At the death of the father A., C. the eldest son, inherited his estates in Scotland, and some years afterwards purchased freehold estates in England. C. afterwards died intestate, leaving no children. His legitimate brother, D., inherited his estates in Scotland, and was regularly served heir to them. D. also claims the freehold estates in Engand of which his brother died possessed, on the ground that he is the nearest heir to his brother C. It has been, on the other hand, asserted, that D., though the legitimate brother of C., cannot inherit his English estates; because, though the law of Scotland holds that the ceremony of marriage which took place, is only evidence of that consent which constitutes marriage having been given before the birth of C. and D., and therefore regards them as being born in lawful wedlock, the law of England holds, that de facto they were born before the marriage ceremony, and, therefore, though it admits their legitimacy, holds that they cannot inherit.
By the law of England, must or must not this question be decided according to the law of Scotland—where these two children were born, where the marriage ceremony took place, and where the parties were domiciled? And if it is to be decided by the law of Scotland, assuming that the law of that country is here accurately stated, does it not follow, that C. and D. being born in justis nuptiis, according to the law of that country, D. has a right to inherit the lands in England of which his brother C. died possessed?

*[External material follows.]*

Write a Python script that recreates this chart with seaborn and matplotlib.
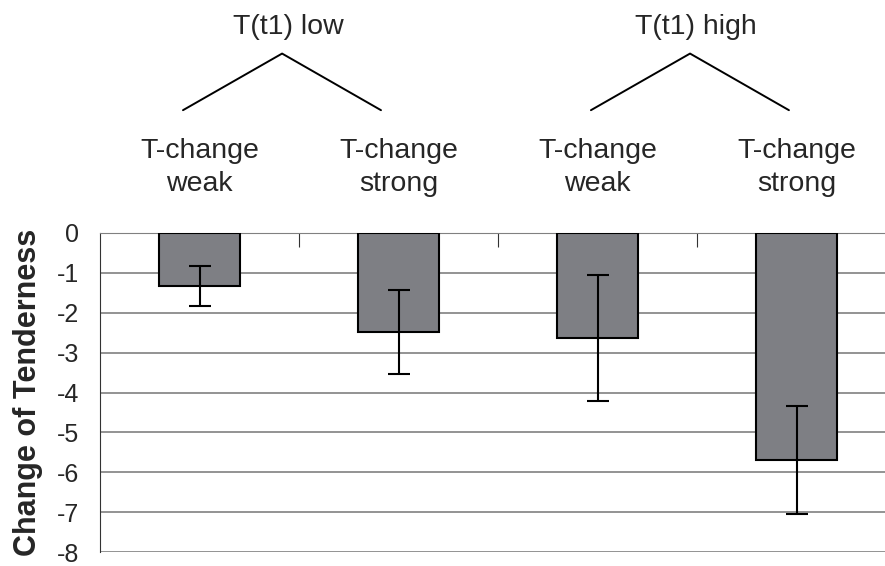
import seaborn as sns
import pandas as pd
import matplotlib.pyplot as plt

# data
groups = ['T(t1) low', 'T(t1) high']
conditions = ['T-change\nweak', 'T-change\nstrong', 'T-change\nweak', 'T-change\nstrong']
means = [-1.34, -2.49, -2.63, -5.69]
errs = [0.50, 1.05, 1.58, 1.36]
yticks = [0, -1, -2, -3, -4, -5, -6, -7, -8]

df = pd.DataFrame({'pos': [0, 1, 2, 3], 'mean': means})

sns.set_style('white')
plt.rcParams['font.family'] = ['Liberation Sans', 'DejaVu Sans']

fig = plt.figure(figsize=(8.85, 5.66), dpi=100)
ax = fig.add_axes([100 / 885, 14 / 566, 796 / 885, 319 / 566])

sns.barplot(x='pos', y='mean', data=df, color='#7e7f84', saturation=1,
            width=0.41, edgecolor='black', linewidth=1.5, errorbar=None,
            order=[0, 1, 2, 3], ax=ax, zorder=3)
ax.errorbar(range(len(means)), means, yerr=errs, fmt='none', ecolor='black',
            elinewidth=1.5, capsize=8, capthick=1.5, zorder=4)

ax.set_xlim(-0.5, 3.5)
ax.set_ylim(-8, 0)
ax.set_yticks(yticks)
ax.set_yticklabels([str(t) for t in yticks], fontsize=18)
ax.yaxis.grid(True, color='#808080', linewidth=1.2, zorder=0)
ax.set_axisbelow(True)
ax.tick_params(axis='y', direction='out', length=7, color='#808080', pad=8)

# category separators hang down from the zero line
ax.set_xticks([0.5, 1.5, 2.5])
ax.set_xticklabels([])
ax.xaxis.set_ticks_position('top')
ax.tick_params(axis='x', direction='in', length=10, color='#333333')
ax.set_xlabel('')

for s in ['right', 'bottom']:
    ax.spines[s].set_visible(False)
ax.spines['top'].set_color('#808080')
ax.spines['left'].set_color('#333333')

ax.set_ylabel('Change of Tenderness', fontsize=22, fontweight='bold', labelpad=10)

# condition labels above the bars
for i, lab in enumerate(conditions):
    ax.text(i, 1.65, lab, ha='center', va='center', fontsize=20.5,
            linespacing=1.33, clip_on=False)

# group labels with brackets
bx = [[-0.083, 0.415, 0.912], [1.967, 2.465, 2.962]]
for g, xs in zip(groups, bx):
    ax.plot(xs, [3.08, 4.5, 3.08], color='black', lw=1.4, clip_on=False)
    ax.text(xs[1] + 0.03, 5.17, g, ha='center', va='center', fontsize=20.5,
            clip_on=False)

plt.savefig('out.png', dpi=100)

4. A., a domiciled Scotsman, possessed of estates in that country, cohabited with B., by whom he had a son, C. Some years after which a marriage ceremony passed betwixt him and B., which, according to the law of that country, furnished evidence of that mutual consent having taken place antecedent to the birth of C. which constitutes marriage, and gave to his son C. the status of a son born in lawful wed-lock.
Page: 98↓
5. A., an unmarried man, went from England to Scotland, where he acquired landed property, resided, and was domiciled for many years.
Soon after his arrival in that country he formed a connexion with a female, M., with whom he lived, and by whom he had a son, B. Some years after the birth of this child a regular marriage ceremony, according to the forms prescribed by the law of that country, took place betwixt A. and M.

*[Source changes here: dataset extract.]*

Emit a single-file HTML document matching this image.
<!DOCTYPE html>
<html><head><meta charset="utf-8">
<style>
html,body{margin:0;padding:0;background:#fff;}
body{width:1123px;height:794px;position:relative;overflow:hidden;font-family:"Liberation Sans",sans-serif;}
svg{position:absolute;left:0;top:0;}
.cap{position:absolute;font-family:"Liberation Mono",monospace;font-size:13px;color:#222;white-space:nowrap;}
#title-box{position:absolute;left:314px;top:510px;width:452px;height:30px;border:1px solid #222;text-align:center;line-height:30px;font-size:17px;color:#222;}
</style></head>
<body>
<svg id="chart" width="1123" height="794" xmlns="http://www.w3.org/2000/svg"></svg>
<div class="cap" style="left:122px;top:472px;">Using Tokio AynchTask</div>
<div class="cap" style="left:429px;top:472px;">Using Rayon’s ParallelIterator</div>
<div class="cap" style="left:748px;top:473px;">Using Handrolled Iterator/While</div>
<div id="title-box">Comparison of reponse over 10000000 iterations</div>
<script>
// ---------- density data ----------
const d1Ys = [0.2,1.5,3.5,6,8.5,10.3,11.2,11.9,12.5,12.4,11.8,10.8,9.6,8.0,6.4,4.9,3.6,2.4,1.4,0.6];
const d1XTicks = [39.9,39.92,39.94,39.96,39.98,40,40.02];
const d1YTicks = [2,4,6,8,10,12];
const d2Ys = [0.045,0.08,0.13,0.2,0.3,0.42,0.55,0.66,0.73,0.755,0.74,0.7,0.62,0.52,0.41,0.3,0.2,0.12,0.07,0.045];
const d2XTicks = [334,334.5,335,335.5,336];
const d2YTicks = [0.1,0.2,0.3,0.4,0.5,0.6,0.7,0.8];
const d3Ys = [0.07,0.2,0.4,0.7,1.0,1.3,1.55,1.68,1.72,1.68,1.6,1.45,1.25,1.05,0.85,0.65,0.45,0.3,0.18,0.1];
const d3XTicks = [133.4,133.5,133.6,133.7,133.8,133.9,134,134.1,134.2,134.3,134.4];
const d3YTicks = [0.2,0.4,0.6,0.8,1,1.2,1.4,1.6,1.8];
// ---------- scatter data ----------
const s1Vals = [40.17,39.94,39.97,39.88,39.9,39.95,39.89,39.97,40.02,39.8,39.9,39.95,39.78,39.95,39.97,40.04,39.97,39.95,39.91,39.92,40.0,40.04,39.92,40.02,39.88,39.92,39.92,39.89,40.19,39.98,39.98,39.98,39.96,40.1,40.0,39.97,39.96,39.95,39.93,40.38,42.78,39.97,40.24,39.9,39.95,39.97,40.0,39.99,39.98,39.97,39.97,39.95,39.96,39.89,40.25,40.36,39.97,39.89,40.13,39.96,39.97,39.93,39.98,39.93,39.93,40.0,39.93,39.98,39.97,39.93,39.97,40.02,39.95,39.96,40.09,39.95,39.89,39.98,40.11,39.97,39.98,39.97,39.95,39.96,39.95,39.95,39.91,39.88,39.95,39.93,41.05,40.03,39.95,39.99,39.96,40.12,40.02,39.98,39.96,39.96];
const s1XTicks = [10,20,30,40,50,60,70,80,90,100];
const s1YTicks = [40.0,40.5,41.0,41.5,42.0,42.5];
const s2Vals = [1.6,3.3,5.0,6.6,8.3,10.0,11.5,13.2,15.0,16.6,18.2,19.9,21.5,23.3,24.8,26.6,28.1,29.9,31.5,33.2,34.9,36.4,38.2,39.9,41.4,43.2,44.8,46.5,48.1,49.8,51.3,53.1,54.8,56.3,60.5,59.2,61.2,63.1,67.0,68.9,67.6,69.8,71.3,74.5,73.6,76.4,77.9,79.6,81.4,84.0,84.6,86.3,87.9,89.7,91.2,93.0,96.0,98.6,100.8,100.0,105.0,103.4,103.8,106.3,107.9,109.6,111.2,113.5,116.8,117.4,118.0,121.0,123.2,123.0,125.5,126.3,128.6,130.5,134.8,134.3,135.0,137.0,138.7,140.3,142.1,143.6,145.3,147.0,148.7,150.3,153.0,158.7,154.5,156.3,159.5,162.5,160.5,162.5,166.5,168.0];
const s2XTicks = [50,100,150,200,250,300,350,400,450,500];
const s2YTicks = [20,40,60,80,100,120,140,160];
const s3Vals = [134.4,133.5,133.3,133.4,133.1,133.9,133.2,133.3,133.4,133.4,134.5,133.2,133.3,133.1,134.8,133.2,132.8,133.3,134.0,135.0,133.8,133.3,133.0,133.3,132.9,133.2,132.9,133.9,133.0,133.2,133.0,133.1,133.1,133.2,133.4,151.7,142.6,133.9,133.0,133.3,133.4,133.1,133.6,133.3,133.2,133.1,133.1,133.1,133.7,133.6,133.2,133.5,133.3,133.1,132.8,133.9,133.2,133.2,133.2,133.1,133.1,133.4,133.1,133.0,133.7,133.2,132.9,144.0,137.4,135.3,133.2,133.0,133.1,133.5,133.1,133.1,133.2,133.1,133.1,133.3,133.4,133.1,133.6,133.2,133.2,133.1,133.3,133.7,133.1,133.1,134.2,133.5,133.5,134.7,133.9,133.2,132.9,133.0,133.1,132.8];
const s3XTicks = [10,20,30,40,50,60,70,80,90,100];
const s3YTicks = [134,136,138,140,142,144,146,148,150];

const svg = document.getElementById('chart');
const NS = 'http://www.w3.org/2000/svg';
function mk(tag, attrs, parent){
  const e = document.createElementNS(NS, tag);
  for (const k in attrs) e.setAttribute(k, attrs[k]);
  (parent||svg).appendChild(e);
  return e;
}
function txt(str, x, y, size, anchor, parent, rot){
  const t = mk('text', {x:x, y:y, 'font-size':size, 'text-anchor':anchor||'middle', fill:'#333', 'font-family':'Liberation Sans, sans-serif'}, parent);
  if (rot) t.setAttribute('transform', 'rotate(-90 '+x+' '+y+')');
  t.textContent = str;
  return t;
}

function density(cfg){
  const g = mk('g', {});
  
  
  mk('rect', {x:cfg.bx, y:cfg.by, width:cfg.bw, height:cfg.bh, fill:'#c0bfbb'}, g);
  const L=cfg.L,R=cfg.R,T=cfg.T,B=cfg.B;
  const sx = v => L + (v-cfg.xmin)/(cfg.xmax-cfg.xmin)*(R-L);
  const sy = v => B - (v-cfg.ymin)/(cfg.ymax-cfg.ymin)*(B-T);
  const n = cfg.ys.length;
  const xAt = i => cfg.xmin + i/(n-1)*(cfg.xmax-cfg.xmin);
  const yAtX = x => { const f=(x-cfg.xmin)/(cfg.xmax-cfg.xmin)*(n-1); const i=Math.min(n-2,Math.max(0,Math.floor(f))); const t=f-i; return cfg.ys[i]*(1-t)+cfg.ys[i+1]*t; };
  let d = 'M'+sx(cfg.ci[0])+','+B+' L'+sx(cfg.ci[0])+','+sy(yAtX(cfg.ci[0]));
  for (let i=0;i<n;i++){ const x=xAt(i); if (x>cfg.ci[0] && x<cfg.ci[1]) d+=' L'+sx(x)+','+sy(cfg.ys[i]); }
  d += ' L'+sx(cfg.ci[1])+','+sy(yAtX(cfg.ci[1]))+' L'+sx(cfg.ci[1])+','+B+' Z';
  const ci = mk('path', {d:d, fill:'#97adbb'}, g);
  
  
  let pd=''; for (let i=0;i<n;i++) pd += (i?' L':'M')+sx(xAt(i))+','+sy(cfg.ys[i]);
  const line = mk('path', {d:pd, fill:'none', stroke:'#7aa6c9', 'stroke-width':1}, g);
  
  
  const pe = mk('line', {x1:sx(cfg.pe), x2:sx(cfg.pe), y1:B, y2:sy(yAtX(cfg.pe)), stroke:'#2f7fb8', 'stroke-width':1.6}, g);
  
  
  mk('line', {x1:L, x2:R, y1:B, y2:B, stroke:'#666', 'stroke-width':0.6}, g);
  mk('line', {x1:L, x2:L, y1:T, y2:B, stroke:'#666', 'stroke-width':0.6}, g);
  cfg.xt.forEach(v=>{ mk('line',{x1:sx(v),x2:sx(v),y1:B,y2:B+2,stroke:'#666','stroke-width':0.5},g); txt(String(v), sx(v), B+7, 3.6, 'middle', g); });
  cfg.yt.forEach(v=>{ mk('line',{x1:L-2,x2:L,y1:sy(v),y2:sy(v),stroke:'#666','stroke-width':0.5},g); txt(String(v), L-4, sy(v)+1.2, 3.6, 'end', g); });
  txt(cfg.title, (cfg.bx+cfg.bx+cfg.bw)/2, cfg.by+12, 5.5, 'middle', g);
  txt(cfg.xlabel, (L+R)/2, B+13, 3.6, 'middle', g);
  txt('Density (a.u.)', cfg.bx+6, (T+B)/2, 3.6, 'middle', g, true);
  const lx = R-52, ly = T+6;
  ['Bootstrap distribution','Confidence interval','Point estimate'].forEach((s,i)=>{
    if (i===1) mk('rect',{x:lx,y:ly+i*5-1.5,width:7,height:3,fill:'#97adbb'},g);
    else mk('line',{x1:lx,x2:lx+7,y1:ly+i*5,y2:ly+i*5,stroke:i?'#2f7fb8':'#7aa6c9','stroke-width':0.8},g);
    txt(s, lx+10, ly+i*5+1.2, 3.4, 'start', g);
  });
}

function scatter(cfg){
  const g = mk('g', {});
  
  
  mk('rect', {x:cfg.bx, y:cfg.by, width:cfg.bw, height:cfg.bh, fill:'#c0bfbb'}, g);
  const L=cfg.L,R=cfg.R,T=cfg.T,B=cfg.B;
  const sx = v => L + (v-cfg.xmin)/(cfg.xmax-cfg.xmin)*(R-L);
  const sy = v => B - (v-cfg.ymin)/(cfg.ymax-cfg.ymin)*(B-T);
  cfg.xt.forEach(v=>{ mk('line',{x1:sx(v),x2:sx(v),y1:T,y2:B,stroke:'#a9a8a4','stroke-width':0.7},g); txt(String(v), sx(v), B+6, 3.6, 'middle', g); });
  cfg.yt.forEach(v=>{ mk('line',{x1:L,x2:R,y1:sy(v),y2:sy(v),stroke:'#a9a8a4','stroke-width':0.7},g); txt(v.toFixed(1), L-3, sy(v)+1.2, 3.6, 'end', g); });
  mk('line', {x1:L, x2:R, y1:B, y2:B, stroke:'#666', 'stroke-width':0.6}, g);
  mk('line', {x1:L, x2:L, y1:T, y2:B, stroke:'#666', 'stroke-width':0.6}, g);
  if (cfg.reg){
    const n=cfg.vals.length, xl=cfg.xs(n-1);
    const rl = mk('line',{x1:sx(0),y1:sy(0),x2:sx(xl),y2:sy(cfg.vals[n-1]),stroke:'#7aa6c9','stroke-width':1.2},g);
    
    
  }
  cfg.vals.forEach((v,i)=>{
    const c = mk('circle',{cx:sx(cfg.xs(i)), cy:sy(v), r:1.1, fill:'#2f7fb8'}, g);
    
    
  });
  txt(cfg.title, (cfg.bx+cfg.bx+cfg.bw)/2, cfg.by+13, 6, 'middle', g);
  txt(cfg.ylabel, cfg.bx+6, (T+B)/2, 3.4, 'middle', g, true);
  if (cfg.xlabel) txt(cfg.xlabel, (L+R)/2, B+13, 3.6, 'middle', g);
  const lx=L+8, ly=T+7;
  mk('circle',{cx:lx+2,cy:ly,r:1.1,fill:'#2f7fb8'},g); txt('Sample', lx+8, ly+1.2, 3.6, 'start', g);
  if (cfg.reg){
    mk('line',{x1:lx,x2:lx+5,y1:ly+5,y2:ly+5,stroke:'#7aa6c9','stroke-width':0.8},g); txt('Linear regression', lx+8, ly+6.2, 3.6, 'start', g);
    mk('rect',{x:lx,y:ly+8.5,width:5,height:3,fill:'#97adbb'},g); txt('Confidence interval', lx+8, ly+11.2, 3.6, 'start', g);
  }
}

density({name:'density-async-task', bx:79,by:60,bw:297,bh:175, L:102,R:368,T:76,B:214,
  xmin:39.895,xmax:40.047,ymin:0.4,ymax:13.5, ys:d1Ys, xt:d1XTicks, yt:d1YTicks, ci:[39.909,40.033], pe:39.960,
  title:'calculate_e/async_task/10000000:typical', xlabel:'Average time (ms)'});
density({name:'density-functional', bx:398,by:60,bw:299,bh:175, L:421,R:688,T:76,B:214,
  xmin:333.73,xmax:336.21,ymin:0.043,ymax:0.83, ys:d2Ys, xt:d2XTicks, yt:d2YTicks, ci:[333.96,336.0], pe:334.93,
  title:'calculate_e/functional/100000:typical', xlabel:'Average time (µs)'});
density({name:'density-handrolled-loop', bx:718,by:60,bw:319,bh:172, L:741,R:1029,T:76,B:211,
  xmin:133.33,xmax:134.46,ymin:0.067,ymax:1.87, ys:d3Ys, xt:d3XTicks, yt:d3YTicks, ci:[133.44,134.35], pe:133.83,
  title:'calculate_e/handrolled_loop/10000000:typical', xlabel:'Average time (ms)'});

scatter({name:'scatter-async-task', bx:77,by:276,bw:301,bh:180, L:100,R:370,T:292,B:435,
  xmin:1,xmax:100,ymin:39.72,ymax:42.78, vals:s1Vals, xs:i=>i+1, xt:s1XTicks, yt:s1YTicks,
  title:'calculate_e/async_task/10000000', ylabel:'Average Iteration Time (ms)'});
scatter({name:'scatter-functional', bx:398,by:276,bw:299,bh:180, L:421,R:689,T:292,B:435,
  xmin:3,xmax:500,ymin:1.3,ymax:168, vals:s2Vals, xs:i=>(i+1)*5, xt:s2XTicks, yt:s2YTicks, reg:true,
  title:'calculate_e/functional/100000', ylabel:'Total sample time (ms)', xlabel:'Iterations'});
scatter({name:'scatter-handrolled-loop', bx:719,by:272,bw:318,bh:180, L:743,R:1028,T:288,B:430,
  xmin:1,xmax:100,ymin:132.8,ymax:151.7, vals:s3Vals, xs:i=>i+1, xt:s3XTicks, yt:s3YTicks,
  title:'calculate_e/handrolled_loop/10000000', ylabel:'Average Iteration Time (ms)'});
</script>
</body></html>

Assuming (as is laid down by all the great authorities who have written on the law of Scotland) that B. in consequence of this ceremony is held to be legitimate, by a presumption or fiction of law that the marriage had taken place betwixt his parents before he was born; or, in other words, assuming that the ceremony of marriage which so took place is by the law of Scotland regarded as evidence, that before the procreation of B. that mutual consent to marry had passed betwixt A. and M. which the law of that country regards as constituting marriage, and that he is therefore held to have been born in justis nuptiis, and as such was in truth served heir to the landed property in Scotland in which his father died infeft; under such assumption, the learned Judges are requested to say, whether B. is or is not entitled, as the heir of A., to the real estates in England of which A. dying intestate was seised?
6. Is there any case in which, under the law of England, an only son, whose legitimacy is admitted, is nevertheless debarred from inheriting landed property of which his father dying intestate was possessed?
7. If such case or cases exist, the learned Judges are desired to give to this House references to the authorities by whom they are reported, and to state the principles of law on which such judgments proceeded.